The above observation applies to merging for one time. If the merging for $L$ times, then, the maximum depth of the new cluster is $\prod_{i=1}^L d_i$ .

Notice that we obtain the set of clusters $\{C_i\}$ in the line of 2.4. So, we need to prove that all nodes are in $\cup C_i$ .

$\textbf{Lemma}$ . At the end of Phase 1, each node must belong to some $C_i$ where $i\in [L]$ .

$\textbf{Proof}$ . Recall that the distance between roots (selected nodes in the 3-ruling set) is at least 3. So, the merging of each tree does not influence each other. And, the degree is at most $\Delta^*$ in $G[C]$ , so the number of clusters decreases by the ratio of at least $\Delta^*$ . Then, at the end of Phase 1, there is at most one cluster left. Then, a node must be in some $C_i$ .

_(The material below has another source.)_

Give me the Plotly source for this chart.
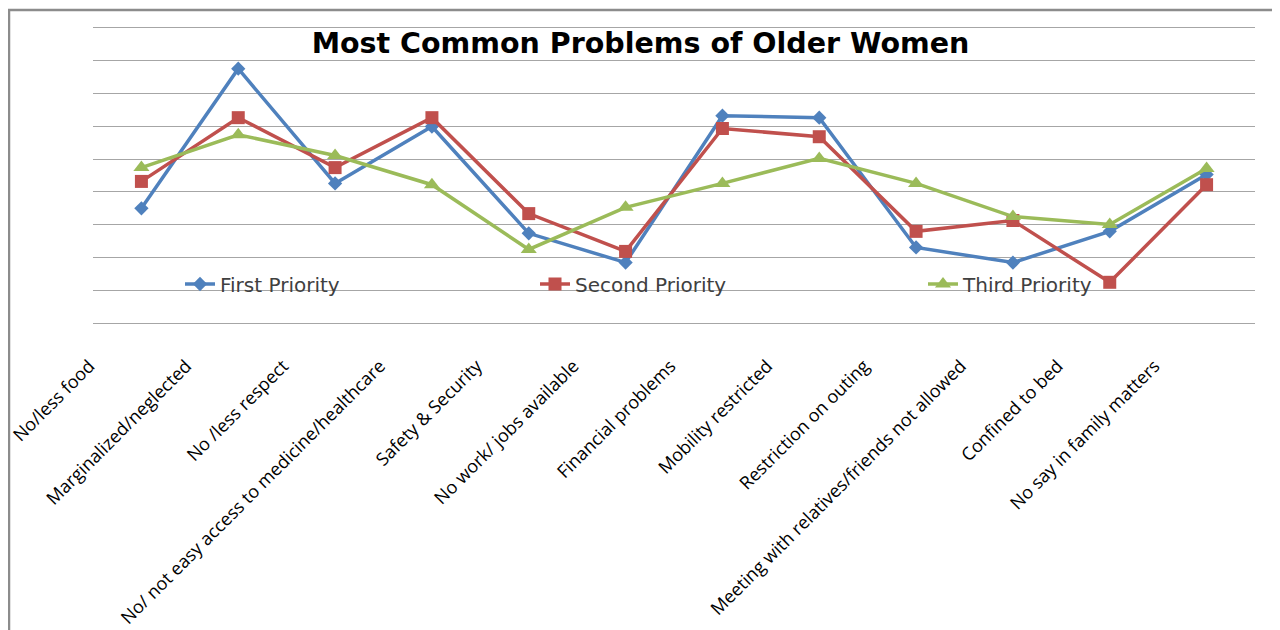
import plotly.graph_objects as go

categories = [
    "No/less food",
    "Marginalized/neglected",
    "No /less respect",
    "No/ not easy access to medicine/healthcare",
    "Safety & Security",
    "No work/ jobs available",
    "Financial problems",
    "Mobility restricted",
    "Restriction on outing",
    "Meeting with relatives/friends not allowed",
    "Confined to bed",
    "No say in family matters",
]

first_priority = [3.50, 7.75, 4.26, 5.99, 2.74, 1.85, 6.32, 6.26, 2.31, 1.85, 2.80, 4.53]
second_priority = [4.32, 6.26, 4.74, 6.26, 3.34, 2.19, 5.93, 5.68, 2.80, 3.13, 1.25, 4.22]
third_priority = [4.74, 5.74, 5.11, 4.22, 2.25, 3.53, 4.26, 5.02, 4.26, 3.25, 3.01, 4.71]

series_names = ["First Priority", "Second Priority", "Third Priority"]
colors = ["#4F81BD", "#C0504D", "#9BBB59"]
symbols = ["diamond", "square", "triangle-up"]
sizes = [11, 13, 14]
legend_ids = ["legend", "legend2", "legend3"]

fig = go.Figure()
for name, vals, col, sym, sz, lg in zip(series_names, [first_priority, second_priority, third_priority],
                                         colors, symbols, sizes, legend_ids):
    fig.add_trace(go.Scatter(
        x=categories, y=vals, name=name, mode="lines+markers",
        line=dict(color=col, width=3.5),
        marker=dict(symbol=sym, size=sz, color=col),
        legend=lg,
    ))

# page is offset by the 8px body margin; figure coordinates below
W, H = 1280, 630
L, T = 85, 18
pw, ph = 1162, 299
R = W - L - pw
B = H - T - ph

def px_x(fx):
    return (fx - L) / pw

def px_y(fy):
    return (T + ph - fy) / ph

legend_style = dict(orientation="h", yanchor="middle", xanchor="left",
                    bgcolor="rgba(0,0,0,0)",
                    font=dict(family="DejaVu Sans", size=20, color="#404040"))

fig.update_layout(
    width=W, height=H,
    margin=dict(l=L, r=R, t=T, b=B, autoexpand=False),
    paper_bgcolor="white", plot_bgcolor="white",
    font=dict(family="Open Sans", color="#000000"),
    title=dict(text="<b>Most Common Problems of Older Women</b>",
               font=dict(family="DejaVu Sans", size=28.5, color="#000000"),
               x=632.5 / W, xanchor="center", y=1 - 35 / H, yanchor="middle",
               automargin=False),
    showlegend=True,
    legend=dict(x=px_x(172), y=px_y(276), **legend_style),
    legend2=dict(x=px_x(527), y=px_y(276), **legend_style),
    legend3=dict(x=px_x(915), y=px_y(276), **legend_style),
    xaxis=dict(type="category", range=[-0.5, len(categories) - 0.5],
               tickangle=-45, showgrid=False, showline=False, ticks="",
               automargin=False, ticklabelshift=-52, ticklabelstandoff=26,
               tickfont=dict(family="Open Sans", size=18, color="#000000")),
    yaxis=dict(range=[-0.05, 9.05], tickvals=list(range(10)), showticklabels=False, showgrid=True,
               automargin=False,
               gridcolor="#a6a6a6", gridwidth=1.3, zeroline=False, showline=False, ticks=""),
    shapes=[dict(type="rect", xref="paper", yref="paper",
                 x0=px_x(1), x1=px_x(1267),
                 y0=px_y(640), y1=px_y(2),
                 line=dict(color="#8c8c8c", width=2.5), fillcolor="rgba(0,0,0,0)", layer="below")],
)

fig.write_html("out.html")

$\textbf{Lemma}$ . The maximum depth of a cluster by the algorithm is bounded by $(9\log n)^L$ , where $L = \log n/\log \Delta^*$ .

Phase 2:

Color $G[C_i]$ with $\Delta^*+1$ colors in parallel.
Color clusters sequentially.

By taking $\Delta^* = n^{O(\sqrt{\frac{\log \log n}{\log n}})}$ , we can prove Theorem 1.

Improved one

$\textbf{Theorem}[2]$ . There is a deterministic LOCAL algorithm that computes a $(\ell,D)$ -strong network decomposition of $G$ in $L$ rounds where $L, C, D = 2^{O(\sqrt{\log n})}$ .

Reference

[1]. Distributed Graph Algorithms. Mohsen Ghaffari.

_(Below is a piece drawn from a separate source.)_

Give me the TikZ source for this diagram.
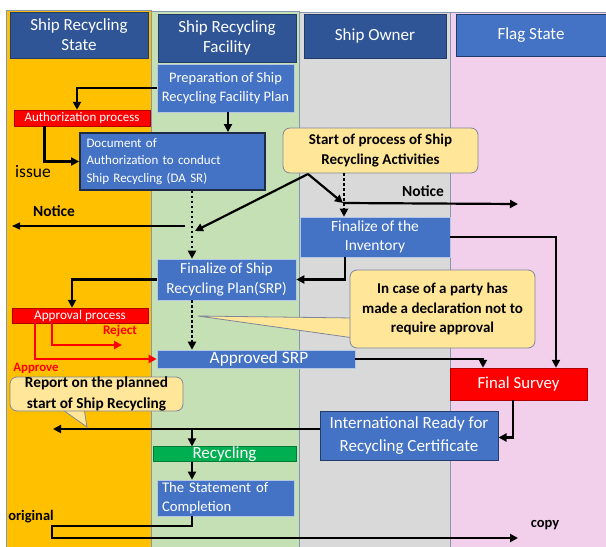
\documentclass[tikz,border=0pt]{standalone}
\usepackage{fontspec}
\setmainfont{Carlito}
\usetikzlibrary{arrows.meta}
\definecolor{laneO}{HTML}{FFC000}
\definecolor{laneG}{HTML}{C5E0B4}
\definecolor{laneY}{HTML}{D9D9D9}
\definecolor{laneP}{HTML}{F2D0EC}
\definecolor{laneline}{HTML}{8497B0}
\definecolor{hdrblue}{HTML}{2F5597}
\definecolor{nodeblue}{HTML}{4472C4}
\definecolor{callfill}{HTML}{FFE699}
\definecolor{callline}{HTML}{7F8699}
\definecolor{recgreen}{HTML}{00B050}
\definecolor{docline}{HTML}{1F2A44}
\newcommand\fsz[2]{\fontsize{#1}{#2}\selectfont}
\tikzset{
  lanebox/.style={draw=laneline, line width=0.8pt},
  hdr/.style={fill=hdrblue, draw=hdrblue!70!black, line width=0.6pt, text=white, font=\fsz{17}{20}, align=center, inner sep=0pt},
  bluebox/.style={fill=nodeblue, draw=white!60!nodeblue, line width=0.6pt, text=white, align=center, inner sep=0pt},
  redbar/.style={fill=red, draw=red!70!black, line width=0.5pt, text=white, inner sep=0pt},
  callout/.style={fill=callfill, draw=callline, line width=0.8pt, rounded corners=7pt, align=center, inner sep=0pt, font=\bfseries\fsz{15}{19.5}},
  calltail/.style={fill=callfill, draw=callline, line width=0.8pt},
  lbl/.style={inner sep=0pt, font=\bfseries\fsz{15.5}{17}},
  conn/.style={draw=black, line width=2.2pt, -{Triangle[length=8pt,width=8pt]}},
  thinconn/.style={draw=black, line width=1.5pt, -{Triangle[length=8pt,width=7pt]}},
  dotconn/.style={draw=black, line width=2.6pt, dash pattern=on 2.5pt off 2.5pt, -{Triangle[length=8pt,width=8pt]}},
  redconn/.style={draw=red, line width=2.2pt, -{Triangle[length=8pt,width=8pt]}}
}
\begin{document}
\begin{tikzpicture}[x=1pt,y=-1pt]
\useasboundingbox (0,0) rectangle (606,547);
\fill[white] (0,0) rectangle (606,547);
% lanes
\filldraw[lanebox, fill=laneO] (6,10) rectangle (151,547);
\filldraw[lanebox, fill=laneG] (151,11) rectangle (299,547);
\filldraw[lanebox, fill=laneY] (299,12) rectangle (450,547);
\filldraw[lanebox, fill=laneP] (450,12) rectangle (607,547);
% headers
\node[hdr, minimum width=138pt, minimum height=46pt] (h1) at (79,35) {Ship Recycling\\State};
\node[hdr, minimum width=138pt, minimum height=48pt] (h2) at (227,38) {Ship Recycling\\Facility};
\node[hdr, minimum width=142pt, minimum height=44pt] (h3) at (375,36) {Ship Owner};
\node[hdr, fill=nodeblue, minimum width=150pt, minimum height=42pt] (h4) at (531,35) {Flag State};

% nodes
\node[bluebox, minimum width=137pt, minimum height=48pt, font=\fsz{14.5}{19.5}] (prep) at (225.5,88) {Preparation of Ship\\Recycling Facility Plan};
\node[redbar, minimum width=136pt, minimum height=16pt, font=\fsz{13}{14}] (auth) at (82,118) {Authorization process};
\node[bluebox, draw=docline, line width=1.8pt, minimum width=185pt, minimum height=57pt, text width=172pt, align=left, font=\fsz{13}{17.5}] (doc) at (172.5,161.5) {Document of\\Authorization to conduct\\Ship Recycling (DA SR)};
\node[inner sep=0pt, font=\fsz{17.5}{19}] (issue) at (33,172) {issue};
\node[callout, minimum width=195pt, minimum height=45pt] (start) at (380.5,150.5) {Start of process of Ship\\Recycling Activities};
\node[lbl] (notice1) at (423,191) {Notice};
\node[bluebox, minimum width=150pt, minimum height=40pt, font=\fsz{15.5}{19.5}] (inv) at (375,237) {Finalize of the\\Inventory};
\node[lbl] (notice2) at (54,211) {Notice};
\node[bluebox, minimum width=139pt, minimum height=41pt, font=\fsz{15.3}{19.5}] (srp) at (226.5,279.5) {Finalize of Ship\\Recycling Plan(SRP)};
\node[redbar, minimum width=136pt, minimum height=15pt, font=\fsz{13.2}{14}] (appr) at (80,315.5) {Approval process};
\node[lbl, text=red, font=\bfseries\fsz{13.2}{14}] (reject) at (120,331) {Reject};
\node[lbl, text=red, font=\bfseries\fsz{12.8}{14}] (approve) at (36,368) {Approve};
\node[bluebox, minimum width=198pt, minimum height=18pt, font=\fsz{17.3}{18}] (apsrp) at (256,359) {\hspace*{6pt}Approved SRP};
% declaration callout
\filldraw[calltail] (354,318) -- (198,316) -- (354,338) -- cycle;
\node[callout, minimum width=185pt, minimum height=78pt] (decl) at (442.5,309) {In case of a party has\\made a declaration not to\\require approval};
\node[redbar, minimum width=137pt, minimum height=32pt, font=\fsz{16.8}{18}] (final) at (518.5,384) {Final Survey};
\node[bluebox, draw=hdrblue!70!black, line width=1pt, minimum width=178pt, minimum height=49pt, font=\fsz{17}{22.5}] (irrc) at (409,435.5) {International Ready for\\Recycling Certificate};
% report callout
\filldraw[calltail] (60,408) -- (87,427) -- (84,408) -- cycle;
\node[callout, minimum width=173pt, minimum height=34pt, font=\bfseries\fsz{15.3}{20.5}] (report) at (96.5,394) {Report on the planned\\start of Ship Recycling};
\node[redbar, fill=recgreen, draw=recgreen!70!black, minimum width=143pt, minimum height=14pt, font=\fsz{17}{15}] (recyc) at (224.5,454) {Recycling};
\node[bluebox, minimum width=137pt, minimum height=36pt, text width=127pt, align=left, font=\fsz{14.7}{19.5}] (stmt) at (225.5,498) {The Statement of\\Completion};
\node[lbl, font=\bfseries\fsz{14.5}{15}] (orig) at (31,517) {original};
\node[lbl, font=\bfseries\fsz{14.5}{15}] (copy) at (545,525) {copy};

% free-end coordinates
\coordinate (cs) at (308,174);
\coordinate (m1) at (195,231);
\coordinate (m2) at (343,203);
\coordinate (n1e) at (518,204);
\coordinate (n2s) at (185,226);
\coordinate (n2e) at (12,226);
\coordinate (rej) at (122,345);
\coordinate (jn) at (192,429);
\coordinate (rl) at (53,429);
\coordinate (o1) at (52,526);
\coordinate (o2) at (52,538);
\coordinate (ce) at (518,538);

% connectors
\draw[conn] (prep.west) -| ([xshift=-5pt]auth.north);
\draw[conn] ([xshift=2.5pt]prep.south) -- ([xshift=55.5pt]doc.north);
\draw[conn, line width=3pt] ([xshift=-38pt]auth.south) |- (doc.west);
\draw[dotconn] ([xshift=19.5pt]doc.south) -- ([xshift=-34.5pt]srp.north);
\draw[conn] (cs) -- (m1);
\draw[conn] (cs) -- (m2);
\draw[dotconn] ([xshift=-36.5pt]start.south) -- ([xshift=-31pt]inv.north);
\draw[conn] (m2) -- (n1e);
\draw[thinconn] (n2s) -- (n2e);
\draw[conn] ([xshift=-30pt]inv.south) |- (srp.east);
\draw[conn] (inv.east) -| ([xshift=37.5pt]final.north);
\draw[conn] (srp.west) -| ([xshift=-8pt]appr.north);
\draw[redconn] ([xshift=-28pt]appr.south) |- (rej);
\draw[redconn] ([xshift=-45pt]appr.south) |- (apsrp.west);
\draw[dotconn] ([xshift=-34.5pt]srp.south) -- ([xshift=-64pt]apsrp.north);
\draw[conn] (apsrp.east) -| ([xshift=-35.5pt]final.north);
\draw[conn] ([xshift=-5.5pt]final.south) |- ([yshift=-2pt]irrc.east);
\draw[conn] ([yshift=6.5pt]irrc.west) -- (rl);
\draw[conn, line width=1.8pt] (jn) -- (jn |- recyc.north);
\draw[conn, line width=1.8pt] ([xshift=-32.5pt]recyc.south) -- ([xshift=-33.5pt]stmt.north);
\draw[conn] ([xshift=-33.5pt]stmt.south) |- (o1) -- (o2) -- (ce);
\end{tikzpicture}
\end{document}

[2]. Alessandro Panconesi and Aravind Srinivasan. Improved distributed algorithms for coloring and network decomposition problems. In Proc. of the Symp. on Theory of Comp. (STOC), pages 581–592. ACM, 1992.

[3]. Awerbuch, B., Goldberg, A.V., Luby, M. and Plotkin, S.A., 1989, October. Network decomposition and locality in distributed computation. In FOCS (Vol. 30, pp. 364-369).